GOP leaders to senators: Vote for budget bill or lose pork
Moderates threatened with loss of earmarked projects in their states.
Senate Republican leaders may be about to begin applying pressure on GOP moderates in the old-fashioned way to support the fiscal 2005 budget resolution: Vote "aye" or risk losing earmarked projects in their states.
Several sources confirmed Thursday that Senate Budget Committee Chairman Don Nickles, R-Okla., has discussed with appropriators -- Energy and Water Appropriations Subcommittee Chairman Pete Domenici, R-N.M, in particular -- the prospect of dangling home-state funds in front of moderate holdouts.
Nickles would not comment, except to say, "We're working on a lot of options to get this wrapped up."
Domenici, who also chairs the Energy and Natural Resources Committee, is a natural ally for Nickles as a former longtime Budget Committee chairman and an Appropriations subcommittee "cardinal," who cannot begin writing an Energy and Water spending bill without a budget resolution. A Domenici spokesman could not comment.
Senate Appropriations Committee Chairman Ted Stevens, R-Alaska, earlier this week informed subcommittee chairmen that they should take an active role in garnering votes for the budget resolution, or face an unruly process on the floor with little spending restraint.
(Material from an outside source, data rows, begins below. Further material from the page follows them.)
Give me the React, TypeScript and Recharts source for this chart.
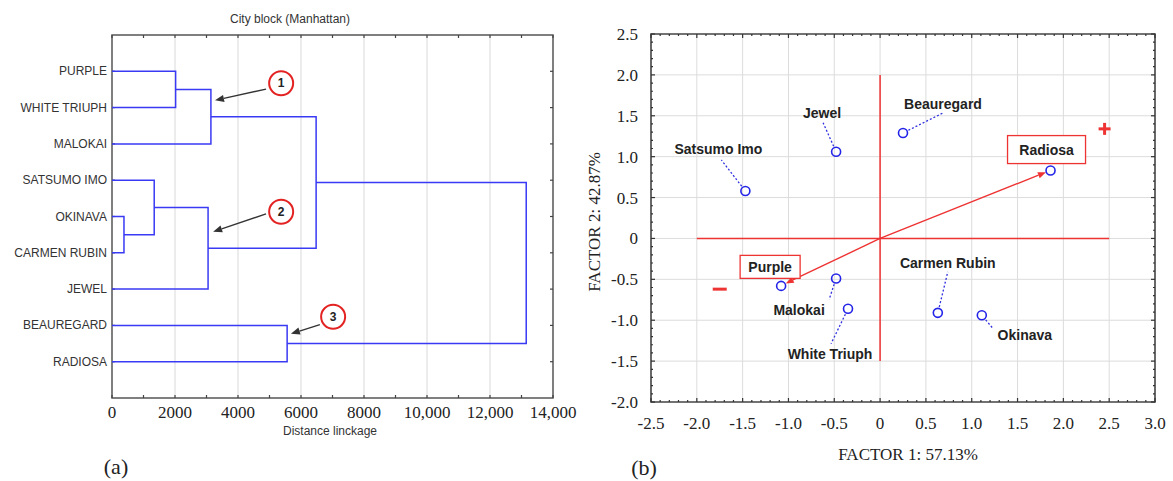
import React from 'react';
import {
    LineChart, Line, XAxis, YAxis, CartesianGrid, ReferenceLine, ReferenceDot, ReferenceArea,
    ScatterChart, Scatter,
} from 'recharts';

// ---- (a) dendrogram ----
const leaves = ['PURPLE', 'WHITE TRIUPH', 'MALOKAI', 'SATSUMO IMO', 'OKINAVA', 'CARMEN RUBIN', 'JEWEL', 'BEAUREGARD', 'RADIOSA'];
// merge k creates node 9 + k; ids < 9 are leaves
const mergeA = [4, 3, 0, 10, 11, 7, 13, 15];
const mergeB = [5, 9, 1, 6, 2, 8, 12, 14];
const mergeDist = [380, 1340, 2020, 3050, 3140, 5560, 6480, 13150];

// numbered callouts on the dendrogram
const calloutNum = ['1', '2', '3'];
const calloutX = [5370, 5370, 7020];
const calloutY = [1.33, 4.87, 7.76];
const calloutFromX = [4890, 4890, 6600];
const calloutFromY = [1.49, 4.93, 7.98];
const calloutToX = [3270, 3210, 5680];
const calloutToY = [1.8, 5.42, 8.23];

// ---- (b) factor biplot ----
const cultivars = ['Satsumo Imo', 'Jewel', 'Beauregard', 'Radiosa', 'Purple', 'Malokai', 'White Triuph', 'Carmen Rubin', 'Okinava'];
const factor1 = [-1.47, -0.48, 0.25, 1.86, -1.08, -0.48, -0.35, 0.63, 1.11];
const factor2 = [0.58, 1.06, 1.29, 0.83, -0.58, -0.49, -0.86, -0.91, -0.94];
const vectorX = [1.81, -1.03];
const vectorY = [0.81, -0.55];
const signX = [2.45, -1.75];
const signY = [1.34, -0.62];
const signText = ['+', '-'];

const SANS = 'Liberation Sans, Arial, sans-serif';
const SERIF = 'Liberation Serif, Times New Roman, serif';
const BLUE = '#3a3af4';
const RED = '#ee3333';

const rowTicks = [1, 2, 3, 4, 5, 6, 7, 8, 9];
const distMinor = Array.from({ length: 15 }, (_, i) => i * 1000);
const distTicks = [0, 2000, 4000, 6000, 8000, 10000, 12000, 14000];
const distGrid = [2000, 4000, 6000, 8000, 10000, 12000];
const fmtDist = (v: number) => (v >= 10000 ? v.toLocaleString('en-US') : String(v));

const stepTicks = (from: number, to: number, step: number) =>
    Array.from({ length: Math.round((to - from) / step) + 1 }, (_, i) => Math.round((from + i * step) * 10) / 10);
const f1Ticks = stepTicks(-2.5, 3.0, 0.5);
const f2Ticks = stepTicks(-2.0, 2.5, 0.5);
const f1Minor = stepTicks(-2.5, 3.0, 0.1);
const f2Minor = stepTicks(-2.0, 2.5, 0.1);
const isMajor = (v: number) => Math.abs(v * 2 - Math.round(v * 2)) < 1e-6;
const fmtFactor = (v: number) => (v === 0 ? '0' : v.toFixed(1));
const f1Grid = [-2, -1.5, -1, -0.5, 0, 0.5, 1, 1.5, 2, 2.5];
const f2Grid = [-1.5, -1, -0.5, 0, 0.5, 1, 1.5, 2];

// pixel offsets of text labels relative to their point (layout only)
const labelLayout: Record<string, { dx: number; dy: number; lx?: number; ly?: number; boxed?: boolean; w?: number; h?: number }> = {
    'Satsumo Imo': { dx: -27, dy: -42, lx: -24, ly: -31 },
    'Jewel': { dx: -14, dy: -39, lx: -13, ly: -29 },
    'Beauregard': { dx: 40, dy: -29, lx: 40, ly: -20 },
    'Radiosa': { dx: -4, dy: -21, boxed: true, w: 78, h: 28 },
    'Purple': { dx: -11, dy: -19, boxed: true, w: 60, h: 23 },
    'Malokai': { dx: -37, dy: 31, lx: -7, ly: 21 },
    'White Triuph': { dx: -18, dy: 45, lx: -17, ly: 35 },
    'Carmen Rubin': { dx: 10, dy: -50, lx: 10, ly: -41 },
    'Okinava': { dx: 43, dy: 20, lx: 11, ly: 13 },
};

// build dendrogram node positions (leaf rows at 1..9)
const nodes: { x: number; y: number }[] = leaves.map((_, i) => ({ x: 0, y: i + 1 }));
mergeA.forEach((a, k) => {
    nodes.push({ x: mergeDist[k], y: (nodes[a].y + nodes[mergeB[k]].y) / 2 });
});
const links = mergeA.map((a, k) => {
    const A = nodes[a];
    const B = nodes[mergeB[k]];
    const d = mergeDist[k];
    return [{ x: A.x, y: A.y }, { x: d, y: A.y }, { x: d, y: B.y }, { x: B.x, y: B.y }];
});

const biplotData = cultivars.map((name, i) => ({ name, x: factor1[i], y: factor2[i] }));

// line with a filled arrow head at (x2, y2)
const Arrow = (props: any) => {
    const { x1, y1, x2, y2, color, head = 8, width = 1.4 } = props;
    const a = Math.atan2(y2 - y1, x2 - x1);
    const bx = x2 - head * Math.cos(a);
    const by = y2 - head * Math.sin(a);
    const w = head * 0.4;
    const pts = `${x2},${y2} ${bx + w * Math.sin(a)},${by - w * Math.cos(a)} ${bx - w * Math.sin(a)},${by + w * Math.cos(a)}`;
    return (
        <g>
            <line x1={x1} y1={y1} x2={bx} y2={by} stroke={color} strokeWidth={width} />
            <polygon points={pts} fill={color} />
        </g>
    );
};

// short inward tick marks at both ends of a full-span reference line
const EdgeTicks = (props: any) => {
    const { x1, y1, x2, y2, len, color, sides = 'both' } = props;
    if (Math.abs(x1 - x2) < 0.01) {
        const top = Math.min(y1, y2);
        const bot = Math.max(y1, y2);
        return (
            <g stroke={color} strokeWidth={1.2}>
                {sides !== 'end' && <line x1={x1} y1={top} x2={x1} y2={top + len} />}
                {sides !== 'start' && <line x1={x1} y1={bot} x2={x1} y2={bot - len} />}
            </g>
        );
    }
    const left = Math.min(x1, x2);
    const right = Math.max(x1, x2);
    return (
        <g stroke={color} strokeWidth={1.2}>
            {sides !== 'end' && <line x1={left} y1={y1} x2={left + len} y2={y1} />}
            {sides !== 'start' && <line x1={right} y1={y1} x2={right - len} y2={y1} />}
        </g>
    );
};

const RowTick = (props: any) => {
    const { x, y, payload } = props;
    return (
        <text x={x} y={y} textAnchor="end" dominantBaseline="central" fontFamily={SANS} fontSize={12} fill="#333">
            {leaves[payload.value - 1]}
        </text>
    );
};

const Callout = (props: any) => {
    const { cx, cy, label } = props;
    return (
        <g>
            <circle cx={cx} cy={cy} r={12} fill="#fff" stroke="#e32222" strokeWidth={2} />
            <text x={cx} y={cy} textAnchor="middle" dominantBaseline="central" fontFamily={SANS} fontWeight="bold" fontSize={12} fill="#222">{label}</text>
        </g>
    );
};

const CultivarDot = (props: any) => {
    const { cx, cy, payload } = props;
    const lay = labelLayout[payload.name];
    let conn = null;
    if (lay.lx !== undefined && lay.ly !== undefined) {
        const len = Math.hypot(lay.lx, lay.ly);
        conn = (
            <line x1={cx + (lay.lx / len) * 6} y1={cy + (lay.ly / len) * 6} x2={cx + lay.lx} y2={cy + lay.ly}
                stroke="#3030e0" strokeWidth={1.3} strokeDasharray="2 2" />
        );
    }
    return (
        <g>
            {conn}
            <circle cx={cx} cy={cy} r={4.5} fill="none" stroke="#2424e8" strokeWidth={1.6} />
            {lay.boxed && (
                <rect x={cx + lay.dx - (lay.w as number) / 2} y={cy + lay.dy - (lay.h as number) / 2} width={lay.w} height={lay.h}
                    fill="#fff" stroke={RED} strokeWidth={1.3} />
            )}
            <text x={cx + lay.dx} y={cy + lay.dy} textAnchor="middle" dominantBaseline="central"
                fontFamily={SANS} fontWeight="bold" fontSize={14} fill="#222">{payload.name}</text>
        </g>
    );
};

const Sign = (props: any) => {
    const { cx, cy, label } = props;
    if (label === '+') {
        return (
            <g stroke={RED} strokeWidth={3}>
                <line x1={cx - 6} y1={cy} x2={cx + 6} y2={cy} />
                <line x1={cx} y1={cy - 6} x2={cx} y2={cy + 6} />
            </g>
        );
    }
    return <line x1={cx - 7} y1={cy} x2={cx + 7} y2={cy} stroke={RED} strokeWidth={3} />;
};

const Dendrogram = () => (
    <LineChart width={600} height={481} margin={{ top: 35, right: 47, left: 0, bottom: 53 }}>
        <CartesianGrid vertical horizontal={false} verticalValues={distGrid} stroke="#d9d9d9" />
        <XAxis dataKey="x" type="number" domain={[0, 14000]} allowDataOverflow ticks={distTicks} interval={0}
            tickFormatter={fmtDist} height={30} axisLine={false} tickLine={false} tickSize={0} tickMargin={8}
            tick={{ fontFamily: SERIF, fontSize: 17, fill: '#222' }} />
        <YAxis type="number" domain={[0, 10]} reversed allowDataOverflow ticks={rowTicks} interval={0}
            width={112} axisLine={false} tickLine={false} tickSize={0} tickMargin={5} tick={<RowTick />} />
        {distMinor.map((v) => (
            <ReferenceLine key={'tx' + v} x={v} shape={(p: any) => <EdgeTicks {...p} len={3} color="#444" />} />
        ))}
        {rowTicks.map((v) => (
            <ReferenceLine key={'ty' + v} y={v} shape={(p: any) => <EdgeTicks {...p} len={3} color="#444" />} />
        ))}
        <ReferenceArea x1={0} x2={14000} y1={0} y2={10} fill="none" stroke="#555" strokeWidth={1.5} />
        {links.map((link, k) => (
            <Line key={k} data={link} dataKey="y" type="linear" stroke={BLUE} strokeWidth={1.5} dot={false}
                activeDot={false} isAnimationActive={false} />
        ))}
        {calloutNum.map((n, i) => (
            <ReferenceLine key={'a' + n} segment={[{ x: calloutFromX[i], y: calloutFromY[i] }, { x: calloutToX[i], y: calloutToY[i] }]}
                shape={(p: any) => <Arrow {...p} color="#333" head={9} width={1.4} />} />
        ))}
        {calloutNum.map((n, i) => (
            <ReferenceDot key={'c' + n} x={calloutX[i]} y={calloutY[i]} r={12}
                shape={(p: any) => <Callout {...p} label={n} />} />
        ))}
    </LineChart>
);

const Biplot = () => (
    <ScatterChart width={593} height={481} margin={{ top: 34, right: 18, left: 0, bottom: 49 }}>
        <CartesianGrid verticalValues={f1Grid} horizontalValues={f2Grid} stroke="#dcdcdc" />
        <XAxis dataKey="x" type="number" domain={[-2.5, 3.0]} allowDataOverflow ticks={f1Ticks} interval={0}
            tickFormatter={fmtFactor} height={30} axisLine={false} tickLine={false} tickSize={0} tickMargin={15}
            tick={{ fontFamily: SERIF, fontSize: 17, fill: '#222' }} />
        <YAxis dataKey="y" type="number" domain={[-2.0, 2.5]} allowDataOverflow ticks={f2Ticks} interval={0}
            tickFormatter={fmtFactor} width={71} axisLine={false} tickLine={false} tickSize={0} tickMargin={13}
            tick={{ fontFamily: SERIF, fontSize: 17, fill: '#222' }} />
        {f1Minor.map((v) => (
            <ReferenceLine key={'tx' + v} x={v} shape={(p: any) => <EdgeTicks {...p} len={isMajor(v) ? 4 : 2} color="#333" />} />
        ))}
        {f2Minor.map((v) => (
            <ReferenceLine key={'ty' + v} y={v} shape={(p: any) => <EdgeTicks {...p} len={isMajor(v) ? 4 : 2} color="#333" />} />
        ))}
        <ReferenceArea x1={-2.5} x2={3.0} y1={-2.0} y2={2.5} fill="none" stroke="#444" strokeWidth={1.6} />
        <ReferenceLine segment={[{ x: -2.0, y: 0 }, { x: 2.5, y: 0 }]} stroke={RED} strokeWidth={1.5} />
        <ReferenceLine segment={[{ x: 0, y: -1.5 }, { x: 0, y: 2.0 }]} stroke={RED} strokeWidth={1.5} />
        <Scatter data={biplotData} isAnimationActive={false} shape={(p: any) => <CultivarDot {...p} />} />
        {vectorX.map((vx, i) => (
            <ReferenceLine key={'v' + i} segment={[{ x: 0, y: 0 }, { x: vx, y: vectorY[i] }]}
                shape={(p: any) => <Arrow {...p} color={RED} head={8} width={1.4} />} />
        ))}
        {signX.map((sx, i) => (
            <ReferenceDot key={'s' + i} x={sx} y={signY[i]} r={6} shape={(p: any) => <Sign {...p} label={signText[i]} />} />
        ))}
    </ScatterChart>
);

const Txt = ({ x, y, size, font, children, rotate = 0, color = '#222' }: any) => (
    <div style={{
        position: 'absolute', left: x, top: y, transform: `translate(-50%, -50%) rotate(${rotate}deg)`,
        fontFamily: font, fontSize: size, color, whiteSpace: 'nowrap', lineHeight: 1,
    }}>{children}</div>
);

export default function App() {
    return (
        <div style={{ position: 'absolute', left: 0, top: 0, width: 1173, height: 481, background: '#fff', overflow: 'hidden' }}>
            <div style={{ position: 'absolute', left: 0, top: 0 }}><Dendrogram /></div>
            <div style={{ position: 'absolute', left: 580, top: 0 }}><Biplot /></div>
            <Txt x={290} y={19} size={12} font={SANS} color="#333">City block (Manhattan)</Txt>
            <Txt x={330} y={431} size={12} font={SANS} color="#333">Distance linckage</Txt>
            <Txt x={116} y={467} size={22} font={SERIF}>(a)</Txt>
            <Txt x={644} y={468} size={22} font={SERIF}>(b)</Txt>
            <Txt x={908} y={454} size={17} font={SERIF}>FACTOR 1: 57.13%</Txt>
            <Txt x={594} y={222} size={17} font={SERIF} rotate={-90}>FACTOR 2: 42.87%</Txt>
        </div>
    );
}
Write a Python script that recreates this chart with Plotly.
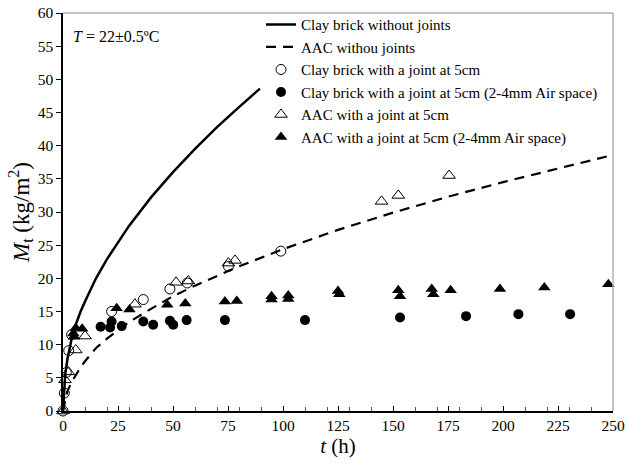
import plotly.graph_objects as go

FONT = "Liberation Serif, Times New Roman, serif"

# Continuous curves
clay_curve_t = [0, 0.5, 1, 2, 3, 4, 5, 6, 8, 10, 15, 20, 25, 30, 40, 50, 60, 70, 80, 89.5]
clay_curve_y = [0, 3.8, 5.5, 7.8, 9.6, 11.0, 12.3, 13.3, 15.0, 16.5, 20.0, 22.9, 25.5, 27.9, 32.2, 36.0, 39.5, 42.8, 45.8, 48.6]

aac_curve_t = [0, 1, 2, 4, 6, 8, 10, 15, 20, 30, 40, 50, 60, 80, 100, 125, 150, 175, 200, 225, 250]
aac_curve_y = [0, 1.8, 3.0, 4.4, 5.6, 6.6, 7.5, 9.5, 10.9, 13.4, 15.4, 17.3, 18.9, 21.8, 24.4, 27.3, 29.9, 32.3, 34.5, 36.6, 38.6]

# Clay brick with a joint at 5cm (open circles)
clay_joint_t = [0, 0.6, 1.5, 2.6, 3.9, 22.1, 36.5, 48.6, 56.5, 75.2, 99.0]
clay_joint_y = [0, 2.7, 5.8, 9.1, 11.5, 15.0, 16.8, 18.4, 19.3, 21.8, 24.1]

# Clay brick with a joint at 5cm, air space (filled circles)
clay_air_t = [17.1, 21.4, 22.1, 26.7, 36.5, 41.0, 48.6, 50.1, 56.2, 73.6, 110.0, 153.2, 183.2, 207.0, 230.5]
clay_air_y = [12.7, 12.6, 13.5, 12.8, 13.5, 13.0, 13.6, 13.0, 13.7, 13.7, 13.7, 14.1, 14.3, 14.6, 14.6]

# AAC with a joint at 5cm (open triangles)
aac_joint_t = [0, 0.9, 2.4, 5.8, 10.0, 32.7, 51.4, 57.0, 75.2, 78.2, 144.8, 152.4, 175.5]
aac_joint_y = [0, 4.7, 5.9, 9.2, 11.3, 16.1, 19.4, 19.6, 22.3, 22.7, 31.6, 32.5, 35.5]

# AAC with a joint at 5cm, air space (filled triangles)
aac_air_t = [4.7, 5.0, 5.8, 8.7, 24.4, 30.2, 47.4, 55.6, 73.6, 79.0, 94.8, 94.8, 102.4, 102.4,
             125.0, 125.6, 152.4, 153.2, 167.6, 168.3, 176.2, 198.6, 218.8, 247.9]
aac_air_y = [11.7, 11.2, 12.5, 12.4, 15.5, 15.3, 16.0, 16.2, 16.5, 16.6, 17.3, 16.8, 17.4, 16.9,
             18.1, 17.6, 18.2, 17.3, 18.4, 17.6, 18.2, 18.4, 18.6, 19.1]

fig = go.Figure()
fig.add_trace(go.Scatter(x=clay_curve_t, y=clay_curve_y, mode="lines",
                         line=dict(color="black", width=2.5),
                         name="Clay brick without joints"))
fig.add_trace(go.Scatter(x=aac_curve_t, y=aac_curve_y, mode="lines",
                         line=dict(color="black", width=2.2, dash="10px,7px"),
                         name="AAC withou joints"))
fig.add_trace(go.Scatter(x=clay_joint_t, y=clay_joint_y, mode="markers",
                         marker=dict(symbol="circle-open", size=10, color="black", line=dict(width=1)),
                         name="Clay brick with a joint at 5cm", cliponaxis=False))
fig.add_trace(go.Scatter(x=clay_air_t, y=clay_air_y, mode="markers",
                         marker=dict(symbol="circle", size=10, color="black"),
                         name="Clay brick with a joint at 5cm (2-4mm Air space)", cliponaxis=False))
fig.add_trace(go.Scatter(x=aac_joint_t, y=aac_joint_y, mode="markers",
                         marker=dict(symbol="triangle-up-open", size=11, color="black", line=dict(width=1)),
                         name="AAC with a joint at 5cm", cliponaxis=False))
fig.add_trace(go.Scatter(x=aac_air_t, y=aac_air_y, mode="markers",
                         marker=dict(symbol="triangle-up", size=11, color="black"),
                         name="AAC with a joint at 5cm (2-4mm Air space)", cliponaxis=False))

fig.add_annotation(x=0.015, y=0.94, xref="paper", yref="paper", xanchor="left", yanchor="middle",
                   text="<i>T</i> = 22±0.5ºC", showarrow=False,
                   font=dict(family=FONT, size=16, color="black"))

# gray top/right frame
fig.add_shape(type="line", xref="paper", yref="paper", x0=0, x1=1, y0=1, y1=1,
              line=dict(color="#b0b0b0", width=1.5))
fig.add_shape(type="line", xref="paper", yref="paper", x0=1, x1=1, y0=0, y1=1,
              line=dict(color="#b0b0b0", width=1.5))

fig.update_layout(
    width=627, height=469,
    margin=dict(l=63, r=14, t=13, b=58, autoexpand=False),
    paper_bgcolor="white", plot_bgcolor="white",
    font=dict(family=FONT, size=16, color="black"),
    showlegend=True,
    legend=dict(x=0.36, y=1.012, xanchor="left", yanchor="top",
                bgcolor="rgba(0,0,0,0)", font=dict(family=FONT, size=15, color="black"),
                tracegroupgap=0, itemwidth=30),
    xaxis=dict(range=[0, 250], dtick=25, tick0=0, showgrid=False, zeroline=False,
               showline=True, linecolor="black", linewidth=1.5, automargin=True,
               ticks="inside", ticklen=5, tickcolor="black", ticklabeloverflow="allow",
               minor=dict(dtick=10, tick0=0, ticks="inside", ticklen=4, tickcolor="#555", showgrid=False),
               title=dict(text="<i>t</i> (h)", font=dict(family=FONT, size=21), standoff=3),
               tickfont=dict(family=FONT, size=15.5)),
    yaxis=dict(range=[0, 60], dtick=5, tick0=0, showgrid=False, zeroline=False,
               showline=True, linecolor="black", linewidth=1.5, automargin=True,
               ticks="outside", ticklen=5, tickcolor="black", ticklabeloverflow="allow",
               title=dict(text="<i>M</i><sub>t</sub> (kg/m<sup>2</sup>)", font=dict(family=FONT, size=23), standoff=2),
               tickfont=dict(family=FONT, size=15.5)),
)

fig.write_html("out.html", config={"displayModeBar": False},
               post_script="document.body.style.margin='0px';")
GOP leaders are focusing their efforts on Sen. Lincoln Chafee, R-R.I., and Maine's two Republicans, Sens. Olympia Snowe and Susan Collins. All have resisted supporting the budget blueprint because it would exempt $27.5 billion in tax cuts from pay/go offset requirements.
A meeting between the three holdouts, Nickles and Senate Majority Leader Bill Frist, R-Tenn., Thursday failed to bear fruit.
One person familiar with the discussion said the line of argument by Nickles and Frist had moved away from trying to sell the moderates on plans ranging from a separate Senate rules change to reinstate pay/go rules to removing reconciliation altogether and considering tax cut bills as part of a larger tax package.
Now, the source said, leaders are simply "putting the pressure on."
Since the 1974 law establishing the congressional budget process, Congress has never failed to adopt a budget resolution when one party controls both chambers and the White House.
Nickles, who is retiring, could be seen lobbying holdouts furiously throughout the day, including John McCain, R-Ariz., who has said repeatedly he would not support any budget resolution that imposed pay/go rules for less than three years. McCain said he was not even invited to the earlier meeting with the other three GOP holdouts.
Also, some GOP conservatives are putting pressure on Nickles not to "bend over" -- as Sen. Conrad Burns, R-Mont., put it -- on tax cut principles to please moderate holdouts. "It's holding up the whole thing, and I'm saying I'm getting tired of that and if we compromise and keep compromising, then they lose me," said Burns, adding that he had informed Nickles of his position.
Burns is in the same position as Domenici, in that as chairman of the Interior Appropriations Subcommittee he also faces a difficult task in writing the Interior spending bill without a budget plan.
"It's looking sickly," said Sen. Trent Lott, R-Miss. "I don't see it right now. I think they should go right to an omnibus appropriations bill" and give up on the budget, he added.
But Nickles and GOP leaders are not yet giving up. "We're in the hunt until the last dog dies," said Eric Ueland, deputy chief of staff to Frist. He declined to discuss options for attracting votes, through appropriations or other means.
Rhode Island is not represented on the Senate Appropriations Committee, although Rep. Patrick Kennedy, D-R.I., sits on the House panel. But Maine has no seat on either Appropriations committee.
Spokesmen for Chafee and Collins said they had not yet been approached about possible earmarks for their states, and a Snowe spokeswoman could not be reached for comment.
But a particularly sensitive pressure point on the Maine delegation could be Army Corps of Engineers projects that would be funded through the Energy and Water spending bill.
For example, Snowe and Collins have asked the Environment and Public Works Committee to authorize $20 million as part of the Water Resources Development Act for the Army Corps beach restoration effort at Camp Ellis Beach in Saco, Maine, for which the Energy and Water Appropriations Subcommittee would have to provide funds.
They wrote an April letter to Environment and Public Works Committee leaders that a jetty built 100 years ago by the Army Corps "has altered the pattern of currents and sand deposition and is the primary cause of the devastating erosion of Camp Ellis," leading to 36 houses being washed out to sea over the past century.
While the project is expected to receive only a fraction of the total $20 million in the fiscal 2005 spending bill, Domenici could nonetheless be highly influential -- his panel is expected to receive an allocation only about $700 million higher than last year's enacted total of $27.3 billion, with intense competition for popular water projects.
John Stanton contributed to this report.